Major Ivermectin Study Omitted Hundreds of Participants, Researchers Say
The 2023 paper left out more than 200 participants.
A large study examining ivermectin against COVID-19 included more participants than was reported in 2023, researchers acknowledged in a new correction.
“The blinded statistical team made an error in the implementation of exclusion/inclusion criteria such that 106 participants in the ivermectin group and 120 participants in the placebo group who should have been included in the analysis cohort were not,” Dr. Naggie said.
She said the mistake stemmed from excluding participants who were listed as missing “study completion status.”
“During the review process, staff in the unblinded statistical team did not identify the erroneous exclusion and thus the issue was not elevated for review,” according to Dr. Naggie, who said she was writing on behalf of her co-authors.
Dr. Naggie did not respond to requests for comment.
Dr. David Boulware, a scientist with the University of Minnesota and one of the co-authors, told The Epoch Times in an email that the error was identified when researchers were reporting the results from clinicaltrials.gov and found “that number of participants did not match up with the original publication, which then prompted further internal review in order to determine the source of the error.”
The study reported the results of a trial examining whether approximately 600 micrograms/kilogram of ivermectin daily improved time to recovery from COVID-19 in adults aged 30 or older. Limitations included participants being monitored remotely. The 661-word conflict of interest section declared payments from Johnson & Johnson and other pharmaceutical companies. The study was part of ACTIV-6, a government-funded set of trials examining various drugs against COVID-19.
Little Change in Results
The study was updated with the accurate data, but adding the missing participants produced only small changes.

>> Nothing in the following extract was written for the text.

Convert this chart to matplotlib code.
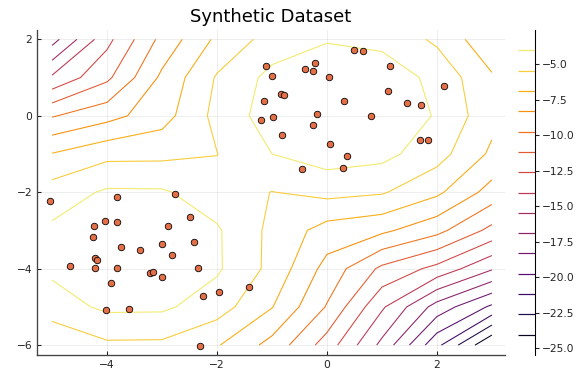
import numpy as np
import matplotlib
matplotlib.use("Agg")
import matplotlib.pyplot as plt

# log density of the fitted mixture on the integer grid (rows: y=-6..2, cols: x=-5..3)
grid_x = [-5, -4, -3, -2, -1, 0, 1, 2, 3]
grid_y = [-6, -5, -4, -3, -2, -1, 0, 1, 2]
logpdf = [
    [-6.66, -5.69, -5.72, -6.75, -8.78, -11.81, -15.84, -20.80, -25.47],
    [-4.69, -3.72, -3.75, -4.78, -6.81, -9.84, -13.80, -17.47, -20.01],
    [-3.72, -2.75, -2.78, -3.81, -5.84, -8.80, -11.47, -13.01, -15.30],
    [-3.75, -2.78, -2.81, -3.84, -5.80, -7.47, -8.01, -9.30, -11.58],
    [-4.78, -3.81, -3.84, -4.80, -5.47, -5.01, -5.30, -6.58, -8.86],
    [-6.81, -5.84, -5.80, -5.47, -4.01, -3.30, -3.58, -4.86, -7.14],
    [-9.84, -8.80, -7.47, -5.01, -3.30, -2.58, -2.86, -4.14, -6.42],
    [-13.80, -11.47, -8.01, -5.30, -3.58, -2.86, -3.14, -4.42, -6.70],
    [-17.47, -13.01, -9.30, -6.58, -4.86, -4.14, -4.42, -5.70, -7.98],
]

# sampled points
pts_x = [-1.115, -1.005, -0.395, -0.249, -0.213, 0.031, 0.485, 0.649, 1.14, 2.133,
         -0.842, -0.776, -1.145, 0.309, 1.109, 1.449, 1.715, -1.2, -0.987, -0.187,
         -0.26, 0.805, -0.813, 0.06, 0.369, -0.449, 0.291, 1.691, 1.836,
         -5.036, -3.824, -2.764, -4.231, -4.042, -3.818, -2.491, -2.885, -4.249, -3.751,
         -3.4, -3.005, -2.424, -2.813, -4.213, -4.187, -4.673, -4.224, -3.824, -3.218,
         -3.158, -2.995, -2.34, -3.927, -1.964, -1.424, -2.26, -4.013, -3.6, -2.309]
pts_y = [1.29, 1.047, 1.222, 1.178, 1.387, 1.013, 1.72, 1.694, 1.301, 0.767,
         0.568, 0.542, 0.385, 0.393, 0.647, 0.322, 0.28, -0.113, -0.026, 0.034,
         -0.243, -0.018, -0.516, -0.741, -1.047, -1.387, -1.369, -0.636, -0.636,
         -2.243, -2.128, -2.042, -2.88, -2.741, -2.775, -2.662, -2.88, -3.16, -3.437,
         -3.508, -3.343, -3.298, -3.639, -3.709, -3.77, -3.935, -3.987, -3.987, -4.118,
         -4.092, -4.215, -3.987, -4.38, -4.607, -4.476, -4.712, -5.079, -5.045, -6.021]

Z = np.array(logpdf)
zmin, zmax = Z.min(), Z.max()
levels = np.linspace(zmin, zmax, 17)[1:-1]
cmap = plt.get_cmap("inferno")
norm = plt.Normalize(zmin, zmax)

fig = plt.figure(figsize=(6, 4), dpi=96)
ax = fig.add_axes([0.064, 0.0755, 0.813, 0.846])
ax.contour(grid_x, grid_y, Z, levels=levels, cmap=cmap, norm=norm, linewidths=0.8)
ax.scatter(pts_x, pts_y, s=24, color="#e36f47", edgecolor="black", linewidth=0.6, zorder=3)

ax.set_xlim(-5.277, 3.241)
ax.set_ylim(-6.26, 2.24)
ax.set_xticks([-4, -2, 0, 2])
ax.set_yticks([-6, -4, -2, 0, 2])
ax.grid(True, color="black", alpha=0.1, linewidth=0.5)
ax.set_axisbelow(True)
for s in ["top", "right"]:
    ax.spines[s].set_visible(False)
for s in ["left", "bottom"]:
    ax.spines[s].set_color("#444444")
    ax.spines[s].set_linewidth(1.0)
ax.tick_params(direction="in", length=3, width=0.8, labelsize=8, colors="#222222")
ax.set_title("Synthetic Dataset", fontsize=13.5, pad=6)

# colorbar made of level lines
cax = fig.add_axes([518 / 576, 0.0755, 17 / 576, 0.846])
cax.set_ylim(zmin, zmax)
cax.set_xlim(0, 1)
cax.hlines(levels, 0, 1, colors=cmap(norm(levels)), linewidth=0.9)
for s in ["top", "left", "bottom"]:
    cax.spines[s].set_visible(False)
cax.spines["right"].set_linewidth(0.8)
cax.set_xticks([])
cax.yaxis.tick_right()
cax.set_yticks([-5, -7.5, -10, -12.5, -15, -17.5, -20, -22.5, -25])
cax.set_yticklabels(["\u22125.0", "\u22127.5", "\u221210.0", "\u221212.5", "\u221215.0",
                     "\u221217.5", "\u221220.0", "\u221222.5", "\u221225.0"])
cax.tick_params(direction="out", length=3, width=0.8, labelsize=8, pad=2, colors="#222222")

fig.savefig("out.png")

The hazard ratio of time to recovery remained 1.02, which is a non-statistically significant benefit for ivermectin recipients.
The posterior probability for benefit from taking ivermectin was .65, lower than the original .68. Both were beneath the prespecified benchmark of .95.
The conclusions for time to recovery, the primary outcome, remain unchanged. Researchers wrote: “The data do not provide evidence of a conclusive treatment benefit when using a bayesian noninformative prior, no prior, with various approaches to imputing missing symptom data, or when restricting the analysis to participants who received the drug within 2 or 3 days of symptom onset and across severity of symptoms reported on day 1. The probability that ivermectin reduced symptom duration by 24 hours was less than 0.1%.”
Researchers found that ivermectin recipients felt unwell with COVID-19 one hour less than placebo recipients, down from 3 hours and 20 minutes in the original paper.
Two additional hospitalizations were recorded for ivermectin recipients, and no additional hospitalizations were recorded for the placebo group. Only a handful of adverse events were recorded in the missing participants, including a serious adverse event in each arm.
“The inclusion of these participants does not affect the study interpretations or conclusions,” Dr. Naggie said.
Critics of the research say there were a number of issues, including how some participants did not receive ivermectin for days after testing positive for COVID-19, undermining the attempt to study ivermectin as an early treatment.
“To discover that over a year later, the study investigators ’suddenly’ discover that 226 participants were erroneously excluded simply raises even more concerns as to how carefully the trial was conducted,” Dr. Pierre Kory, one of the critics, told The Epoch Times via email.